Because I'm a masochist, I gave myself a firm Christmas Eve release date for Golden Eagle. I wanted to give myself a full month for editing and proofing, which meant that, with Halloween looming, I was sweating that deadline. I still had the entirety of the multi-cut-scene action finale of the novel to write, and mental exhaustion set in hard. One of my strategies in that kind of situation is to keep a book that I'm reading at my desk, and work in short bursts. I write a few hundred words, then pick up my Kindle and read a few pages. Instead of the drag of checking email or scrolling social media, reading fiction in this instance helps keep the brain muscles working, and enables me to power through high-octane chapters. In 2019, I downloaded The Twisted Ones on a whim, and it helped me finish the office building/Ingraham Institute showdowns in Golden Eagle. It also became one of my favorite horror novels. 

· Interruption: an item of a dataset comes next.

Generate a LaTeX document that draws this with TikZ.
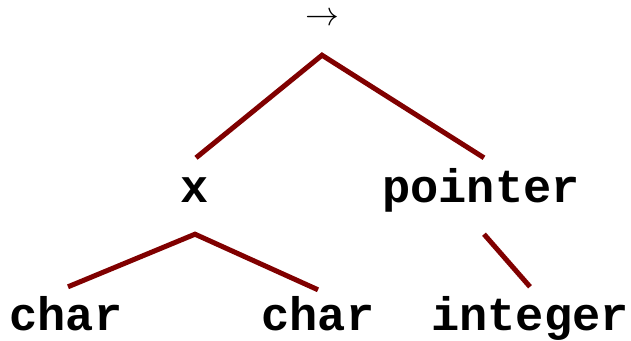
\documentclass[tikz,border=0pt]{standalone}
\usepackage{fontspec}
\setmonofont{Liberation Mono}
\tikzset{
  x=1pt, y=1pt,
  branch/.style={draw=treered, line width=5pt},
  word/.style={font=\ttfamily\bfseries\fontsize{47}{47}\selectfont, inner sep=0pt, anchor=base},
  inner/.style={word, text height=45pt, text depth=31pt},
  leaf/.style={word, text height=43pt, text depth=0pt},
  rootsym/.style={font=\fontsize{24.88}{25}\selectfont, inner sep=0pt, anchor=base, text height=14pt, text depth=29pt}
}
\definecolor{treered}{HTML}{800000}
\begin{document}
\begin{tikzpicture}
\useasboundingbox (0,0) rectangle (631,340);
% labels
\node[rootsym] (root) at (322,314) {\scalebox{1.36}{$\rightarrow$}};
\node[inner] (x) at (195,137) {x};
\node[inner] (ptr) at (481,137) {pointer};
\node[leaf] (c1) at (66,10) {char};
\node[leaf] (c2) at (318,10) {char};
\node[leaf] (int) at (530,10) {integer};
% branches
\draw[branch] ([xshift=1pt]x.north) -- (root.south) -- ([xshift=3pt]ptr.north);
\draw[branch] ([xshift=2pt]c1.north) -- (x.south) -- ([yshift=-3pt]c2.north);
\draw[branch] ([xshift=3pt]ptr.south) -- (int.north);
\end{tikzpicture}
\end{document}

T. Kingfisher's prose is a deft blend of casual, intimate, and literary. Colorful and lyrical descriptions are brought down to earth through the immediate familiarity her first-person narrators establish in the opening paragraphs. It's a kind of comfortable intimacy that persists through the course of the novel, and which makes us terrified for the main character - "Mouse" in this instance - as the familiar and the quaint and the safe give way to gasp-inducing horror. Kingfisher is good: she's clever but doesn't need to flex those muscles in a braggadocious way; her writing is easy. You slide into it right away and never want to leave. Best of all, and a rarity in horror fiction: her characters are likeable. The mains, yes, but the supporting cast, too. 

I won't offer spoilers in case you want to go read the book (and you should!), but the basic premise is that our main character, nicknamed Mouse, inherits a junk-filled house after her great-uncle dies, and she makes the trek with her dog out into the woods to start sorting through the detritus of his hoarding streak. Initially, the unsettling occurrences can be chalked up to a new, unfamiliar place, and the typical noise characteristic of all forests. But things quickly go sideways from there. (Like I said before, woodpeckers weird me out a little to this day, after reading the book.) Amidst the scares, Mouse makes friends with her kindly neighbors, and, no worries, the dog makes it to the end; that's one spoiler I don't think you'll mind. 

Reading this book felt like stumbling upon a horror novel written specifically to meet my tastes: well-rounded, likeable characters, creepy-crawly atmosphere, legitimate scares, but a positive ending. As much as I love spooky stories, I do so hate dour or dire endings. I'm a weeny that way. 

This spooky season, I hope to read A House With Good Bones by the same author. I also want to recommend her novel The Hollow Places, which scared the heck out of me, and also gave me a whole new outlook on river otters (IYKYK).